**Problem:**
In the entries below, find every line holding the string "that" and collect it.

**Exercise data:**
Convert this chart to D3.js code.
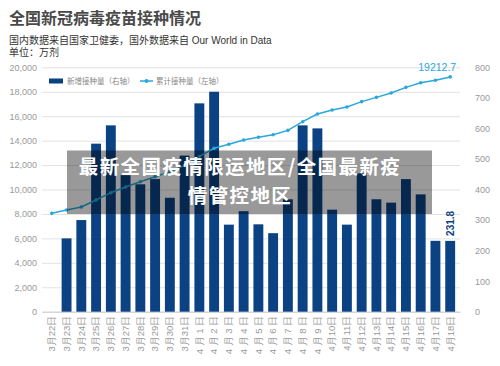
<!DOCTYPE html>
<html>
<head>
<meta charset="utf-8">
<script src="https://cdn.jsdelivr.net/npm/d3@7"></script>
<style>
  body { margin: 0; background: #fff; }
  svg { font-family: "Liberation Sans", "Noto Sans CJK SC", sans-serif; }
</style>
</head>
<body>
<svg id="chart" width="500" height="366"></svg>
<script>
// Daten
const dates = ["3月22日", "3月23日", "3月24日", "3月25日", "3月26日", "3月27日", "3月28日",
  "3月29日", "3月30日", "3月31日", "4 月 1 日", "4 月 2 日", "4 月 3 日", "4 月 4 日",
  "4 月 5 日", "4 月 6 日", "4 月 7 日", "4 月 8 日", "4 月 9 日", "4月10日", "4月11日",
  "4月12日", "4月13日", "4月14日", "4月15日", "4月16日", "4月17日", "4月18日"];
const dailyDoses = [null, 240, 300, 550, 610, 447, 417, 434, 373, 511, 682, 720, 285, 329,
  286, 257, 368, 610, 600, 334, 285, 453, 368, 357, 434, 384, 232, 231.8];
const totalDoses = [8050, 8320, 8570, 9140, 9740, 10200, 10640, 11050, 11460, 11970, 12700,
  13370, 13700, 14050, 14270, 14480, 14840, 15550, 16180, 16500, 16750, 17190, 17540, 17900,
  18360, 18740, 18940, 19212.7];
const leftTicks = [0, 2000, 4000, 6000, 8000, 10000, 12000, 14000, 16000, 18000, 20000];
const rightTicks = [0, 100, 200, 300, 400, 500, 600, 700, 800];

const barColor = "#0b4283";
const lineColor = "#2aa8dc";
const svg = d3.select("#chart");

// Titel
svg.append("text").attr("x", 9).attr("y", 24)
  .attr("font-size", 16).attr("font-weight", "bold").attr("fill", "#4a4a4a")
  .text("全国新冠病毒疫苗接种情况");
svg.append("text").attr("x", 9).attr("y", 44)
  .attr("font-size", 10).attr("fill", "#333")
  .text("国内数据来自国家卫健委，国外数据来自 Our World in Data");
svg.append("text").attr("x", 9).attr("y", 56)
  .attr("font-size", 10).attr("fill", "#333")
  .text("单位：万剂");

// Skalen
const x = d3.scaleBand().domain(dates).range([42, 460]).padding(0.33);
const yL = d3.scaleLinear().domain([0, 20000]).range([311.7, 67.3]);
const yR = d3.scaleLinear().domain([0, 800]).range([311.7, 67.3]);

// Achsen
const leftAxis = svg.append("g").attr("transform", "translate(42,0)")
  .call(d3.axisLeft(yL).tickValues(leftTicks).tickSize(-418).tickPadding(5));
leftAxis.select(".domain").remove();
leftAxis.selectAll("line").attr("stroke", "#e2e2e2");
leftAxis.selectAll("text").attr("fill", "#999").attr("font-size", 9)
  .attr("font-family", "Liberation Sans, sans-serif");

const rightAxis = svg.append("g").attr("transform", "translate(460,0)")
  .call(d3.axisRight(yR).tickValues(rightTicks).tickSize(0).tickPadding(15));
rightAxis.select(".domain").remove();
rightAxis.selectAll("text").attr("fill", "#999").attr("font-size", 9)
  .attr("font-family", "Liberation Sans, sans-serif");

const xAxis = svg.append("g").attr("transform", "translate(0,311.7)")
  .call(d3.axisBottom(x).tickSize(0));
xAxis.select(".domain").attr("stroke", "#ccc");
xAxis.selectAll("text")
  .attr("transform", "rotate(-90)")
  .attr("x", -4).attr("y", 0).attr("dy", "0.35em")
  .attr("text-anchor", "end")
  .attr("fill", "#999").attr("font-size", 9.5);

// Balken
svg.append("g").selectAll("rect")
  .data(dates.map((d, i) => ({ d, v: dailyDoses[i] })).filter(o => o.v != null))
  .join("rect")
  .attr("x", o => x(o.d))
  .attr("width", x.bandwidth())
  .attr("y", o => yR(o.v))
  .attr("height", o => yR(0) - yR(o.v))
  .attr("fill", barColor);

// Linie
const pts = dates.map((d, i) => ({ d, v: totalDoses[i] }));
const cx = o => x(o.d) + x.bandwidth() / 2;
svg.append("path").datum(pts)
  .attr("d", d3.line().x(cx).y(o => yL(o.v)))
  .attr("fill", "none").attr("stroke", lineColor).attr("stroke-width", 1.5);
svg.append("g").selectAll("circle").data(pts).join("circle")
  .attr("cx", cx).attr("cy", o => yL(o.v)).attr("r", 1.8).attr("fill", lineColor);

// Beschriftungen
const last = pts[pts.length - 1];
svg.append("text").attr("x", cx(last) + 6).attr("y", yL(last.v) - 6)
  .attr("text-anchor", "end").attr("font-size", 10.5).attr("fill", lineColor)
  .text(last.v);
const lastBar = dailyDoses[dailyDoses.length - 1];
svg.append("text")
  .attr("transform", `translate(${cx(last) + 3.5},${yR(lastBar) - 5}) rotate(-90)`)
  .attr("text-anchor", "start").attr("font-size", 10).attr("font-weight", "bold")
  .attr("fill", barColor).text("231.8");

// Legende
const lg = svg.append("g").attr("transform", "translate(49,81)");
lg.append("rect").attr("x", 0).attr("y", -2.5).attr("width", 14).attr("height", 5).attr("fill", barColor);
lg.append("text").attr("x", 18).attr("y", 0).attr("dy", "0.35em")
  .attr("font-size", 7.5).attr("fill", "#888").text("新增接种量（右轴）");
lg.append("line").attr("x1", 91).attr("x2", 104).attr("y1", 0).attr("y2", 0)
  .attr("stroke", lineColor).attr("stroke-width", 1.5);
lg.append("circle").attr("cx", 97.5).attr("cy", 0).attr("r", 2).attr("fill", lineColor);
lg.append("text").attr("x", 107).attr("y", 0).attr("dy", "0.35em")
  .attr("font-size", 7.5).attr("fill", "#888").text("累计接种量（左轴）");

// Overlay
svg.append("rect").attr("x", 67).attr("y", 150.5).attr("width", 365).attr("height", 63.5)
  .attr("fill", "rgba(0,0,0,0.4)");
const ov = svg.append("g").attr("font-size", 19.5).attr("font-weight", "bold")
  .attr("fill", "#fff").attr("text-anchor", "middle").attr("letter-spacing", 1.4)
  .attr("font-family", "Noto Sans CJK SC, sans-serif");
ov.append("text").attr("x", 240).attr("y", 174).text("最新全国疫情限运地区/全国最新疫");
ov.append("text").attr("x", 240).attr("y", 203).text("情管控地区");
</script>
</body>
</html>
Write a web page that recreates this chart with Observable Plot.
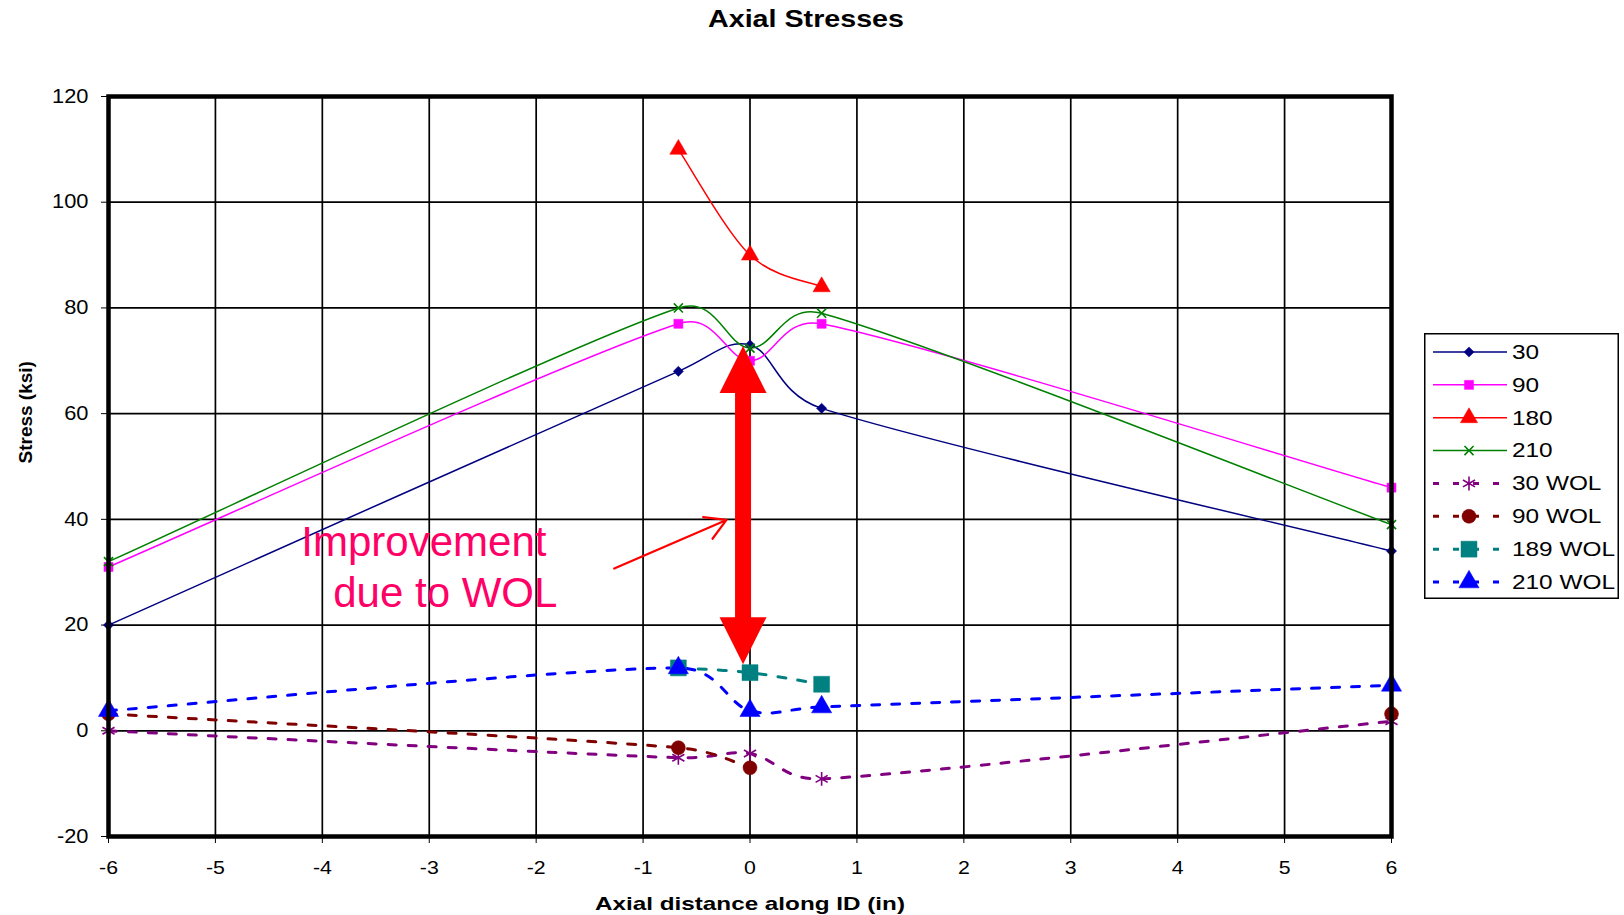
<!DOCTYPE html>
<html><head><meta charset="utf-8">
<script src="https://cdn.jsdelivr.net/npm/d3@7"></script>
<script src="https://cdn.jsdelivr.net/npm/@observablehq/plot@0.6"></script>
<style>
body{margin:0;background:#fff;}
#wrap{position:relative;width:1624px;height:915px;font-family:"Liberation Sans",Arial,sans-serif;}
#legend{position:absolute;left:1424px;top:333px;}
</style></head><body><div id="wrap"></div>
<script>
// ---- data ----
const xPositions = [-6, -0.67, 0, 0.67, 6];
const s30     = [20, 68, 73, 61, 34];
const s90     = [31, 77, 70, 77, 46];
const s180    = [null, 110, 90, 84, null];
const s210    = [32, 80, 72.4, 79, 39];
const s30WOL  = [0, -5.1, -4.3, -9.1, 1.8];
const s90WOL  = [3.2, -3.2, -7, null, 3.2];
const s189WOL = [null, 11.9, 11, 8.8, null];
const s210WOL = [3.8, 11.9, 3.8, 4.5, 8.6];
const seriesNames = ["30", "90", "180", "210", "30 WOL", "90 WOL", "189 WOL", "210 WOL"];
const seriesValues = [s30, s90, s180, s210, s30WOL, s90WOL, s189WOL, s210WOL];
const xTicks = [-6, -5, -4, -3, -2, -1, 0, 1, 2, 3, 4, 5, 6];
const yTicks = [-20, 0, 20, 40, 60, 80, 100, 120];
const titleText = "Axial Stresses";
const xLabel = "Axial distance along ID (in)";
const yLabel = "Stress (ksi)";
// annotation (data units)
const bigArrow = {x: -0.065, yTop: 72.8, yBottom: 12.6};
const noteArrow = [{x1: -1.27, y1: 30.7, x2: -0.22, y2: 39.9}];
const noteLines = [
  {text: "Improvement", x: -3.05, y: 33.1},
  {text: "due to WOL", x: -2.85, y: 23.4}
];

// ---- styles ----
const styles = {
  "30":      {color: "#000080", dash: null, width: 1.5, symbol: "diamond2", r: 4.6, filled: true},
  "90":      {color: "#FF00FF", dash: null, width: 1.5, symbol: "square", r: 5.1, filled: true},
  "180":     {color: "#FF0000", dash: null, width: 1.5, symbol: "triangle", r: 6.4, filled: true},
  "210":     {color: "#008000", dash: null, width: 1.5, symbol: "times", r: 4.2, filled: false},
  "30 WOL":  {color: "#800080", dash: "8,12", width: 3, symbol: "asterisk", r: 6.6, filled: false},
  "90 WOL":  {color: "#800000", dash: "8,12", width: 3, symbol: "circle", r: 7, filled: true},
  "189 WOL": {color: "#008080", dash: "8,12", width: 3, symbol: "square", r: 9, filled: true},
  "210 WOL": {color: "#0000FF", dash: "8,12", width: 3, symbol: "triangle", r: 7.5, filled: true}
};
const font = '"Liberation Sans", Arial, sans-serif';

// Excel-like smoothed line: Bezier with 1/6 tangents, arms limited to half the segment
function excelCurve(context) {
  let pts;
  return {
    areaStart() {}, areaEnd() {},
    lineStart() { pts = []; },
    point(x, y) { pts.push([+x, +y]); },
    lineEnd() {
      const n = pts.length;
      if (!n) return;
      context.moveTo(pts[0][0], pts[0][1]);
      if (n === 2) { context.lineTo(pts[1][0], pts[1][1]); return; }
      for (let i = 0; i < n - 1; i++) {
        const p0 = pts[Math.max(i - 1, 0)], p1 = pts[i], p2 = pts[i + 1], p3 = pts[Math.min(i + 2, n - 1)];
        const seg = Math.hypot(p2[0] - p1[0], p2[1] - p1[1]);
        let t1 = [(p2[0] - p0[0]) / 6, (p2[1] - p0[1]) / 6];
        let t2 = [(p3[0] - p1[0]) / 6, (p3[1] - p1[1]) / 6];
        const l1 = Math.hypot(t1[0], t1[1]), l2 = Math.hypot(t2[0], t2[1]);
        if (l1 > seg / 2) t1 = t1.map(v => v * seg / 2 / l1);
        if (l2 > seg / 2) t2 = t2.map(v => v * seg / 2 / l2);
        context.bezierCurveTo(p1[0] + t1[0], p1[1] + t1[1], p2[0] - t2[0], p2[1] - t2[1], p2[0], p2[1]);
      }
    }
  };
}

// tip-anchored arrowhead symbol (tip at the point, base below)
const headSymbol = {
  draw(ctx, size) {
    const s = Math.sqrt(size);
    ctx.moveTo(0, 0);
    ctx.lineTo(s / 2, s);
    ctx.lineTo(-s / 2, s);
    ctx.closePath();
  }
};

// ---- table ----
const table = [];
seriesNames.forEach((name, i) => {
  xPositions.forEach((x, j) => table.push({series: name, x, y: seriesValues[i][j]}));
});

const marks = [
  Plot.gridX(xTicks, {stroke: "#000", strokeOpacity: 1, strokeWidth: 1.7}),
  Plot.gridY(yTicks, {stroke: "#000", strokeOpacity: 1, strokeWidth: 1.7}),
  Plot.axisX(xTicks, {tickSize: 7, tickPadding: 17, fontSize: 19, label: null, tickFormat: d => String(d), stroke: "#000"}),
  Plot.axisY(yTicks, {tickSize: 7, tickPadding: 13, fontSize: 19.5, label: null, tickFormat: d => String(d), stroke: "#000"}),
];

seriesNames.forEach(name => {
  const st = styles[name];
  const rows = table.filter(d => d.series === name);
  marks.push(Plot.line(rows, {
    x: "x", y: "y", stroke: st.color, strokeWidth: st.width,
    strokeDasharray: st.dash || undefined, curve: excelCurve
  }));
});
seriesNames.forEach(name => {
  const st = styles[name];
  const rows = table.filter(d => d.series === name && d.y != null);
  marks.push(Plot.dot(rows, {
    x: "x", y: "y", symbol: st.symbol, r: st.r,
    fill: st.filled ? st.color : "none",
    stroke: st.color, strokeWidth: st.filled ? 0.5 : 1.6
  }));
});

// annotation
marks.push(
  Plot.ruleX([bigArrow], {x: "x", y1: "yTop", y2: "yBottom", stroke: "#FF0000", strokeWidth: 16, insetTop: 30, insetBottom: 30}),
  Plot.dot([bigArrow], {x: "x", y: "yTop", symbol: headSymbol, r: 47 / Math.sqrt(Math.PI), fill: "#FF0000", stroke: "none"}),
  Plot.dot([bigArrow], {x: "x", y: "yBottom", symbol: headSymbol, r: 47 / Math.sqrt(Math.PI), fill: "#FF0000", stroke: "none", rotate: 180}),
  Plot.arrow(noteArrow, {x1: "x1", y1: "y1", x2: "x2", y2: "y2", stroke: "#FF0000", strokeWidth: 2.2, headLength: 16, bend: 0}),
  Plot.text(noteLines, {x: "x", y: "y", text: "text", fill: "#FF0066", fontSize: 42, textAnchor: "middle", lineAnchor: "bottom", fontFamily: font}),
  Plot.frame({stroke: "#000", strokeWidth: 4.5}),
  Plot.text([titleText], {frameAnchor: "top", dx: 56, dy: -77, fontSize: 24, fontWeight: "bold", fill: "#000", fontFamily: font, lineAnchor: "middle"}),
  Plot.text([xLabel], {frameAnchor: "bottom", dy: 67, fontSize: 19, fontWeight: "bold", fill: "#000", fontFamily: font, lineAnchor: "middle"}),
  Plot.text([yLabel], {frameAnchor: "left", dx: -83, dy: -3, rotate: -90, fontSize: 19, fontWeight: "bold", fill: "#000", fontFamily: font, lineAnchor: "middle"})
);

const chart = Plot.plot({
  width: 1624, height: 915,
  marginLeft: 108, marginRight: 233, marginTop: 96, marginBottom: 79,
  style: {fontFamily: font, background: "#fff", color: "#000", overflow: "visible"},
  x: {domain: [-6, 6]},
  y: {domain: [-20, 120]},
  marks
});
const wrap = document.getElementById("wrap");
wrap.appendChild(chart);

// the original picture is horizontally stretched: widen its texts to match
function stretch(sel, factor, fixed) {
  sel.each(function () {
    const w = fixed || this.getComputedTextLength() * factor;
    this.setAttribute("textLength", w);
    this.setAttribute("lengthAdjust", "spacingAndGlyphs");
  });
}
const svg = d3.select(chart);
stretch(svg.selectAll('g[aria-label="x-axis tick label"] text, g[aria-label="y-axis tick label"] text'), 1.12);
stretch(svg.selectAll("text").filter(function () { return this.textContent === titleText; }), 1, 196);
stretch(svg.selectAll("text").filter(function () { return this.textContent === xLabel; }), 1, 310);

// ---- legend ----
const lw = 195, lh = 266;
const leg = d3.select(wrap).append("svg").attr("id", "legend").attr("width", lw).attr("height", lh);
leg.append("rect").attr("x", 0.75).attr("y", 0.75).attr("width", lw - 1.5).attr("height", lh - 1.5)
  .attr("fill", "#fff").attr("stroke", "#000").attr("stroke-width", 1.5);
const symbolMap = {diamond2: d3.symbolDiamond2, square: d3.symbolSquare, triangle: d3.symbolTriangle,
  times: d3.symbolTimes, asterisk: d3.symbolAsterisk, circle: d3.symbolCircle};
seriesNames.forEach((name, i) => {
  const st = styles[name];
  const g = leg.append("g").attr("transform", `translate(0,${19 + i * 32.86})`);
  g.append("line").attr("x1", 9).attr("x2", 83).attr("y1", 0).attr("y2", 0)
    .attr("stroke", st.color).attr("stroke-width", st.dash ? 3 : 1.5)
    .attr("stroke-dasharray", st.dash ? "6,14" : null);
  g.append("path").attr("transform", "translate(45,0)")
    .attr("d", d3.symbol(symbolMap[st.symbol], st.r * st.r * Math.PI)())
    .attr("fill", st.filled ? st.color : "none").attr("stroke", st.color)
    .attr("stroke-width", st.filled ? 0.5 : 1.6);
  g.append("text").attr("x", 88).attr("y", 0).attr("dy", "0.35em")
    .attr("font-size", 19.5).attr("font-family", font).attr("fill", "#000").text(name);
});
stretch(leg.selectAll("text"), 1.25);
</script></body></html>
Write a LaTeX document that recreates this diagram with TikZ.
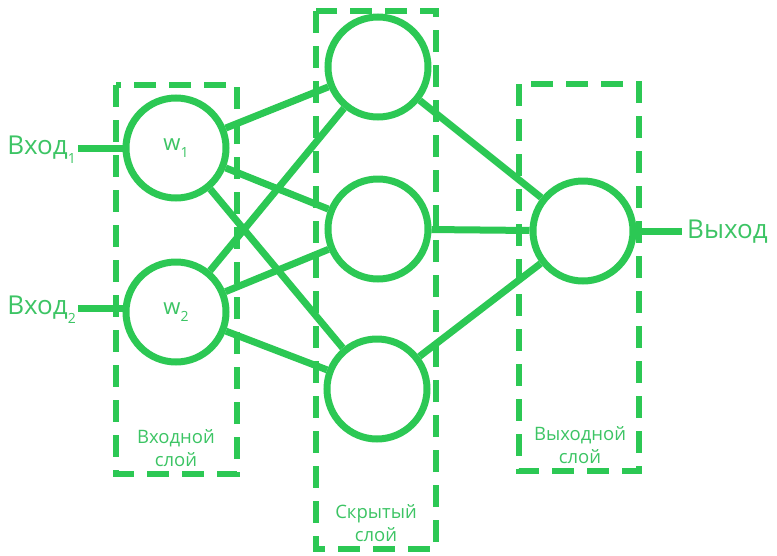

**Response to this task:**
Write a web page that recreates this chart with Observable Plot.
Write a LaTeX document that recreates this diagram with TikZ.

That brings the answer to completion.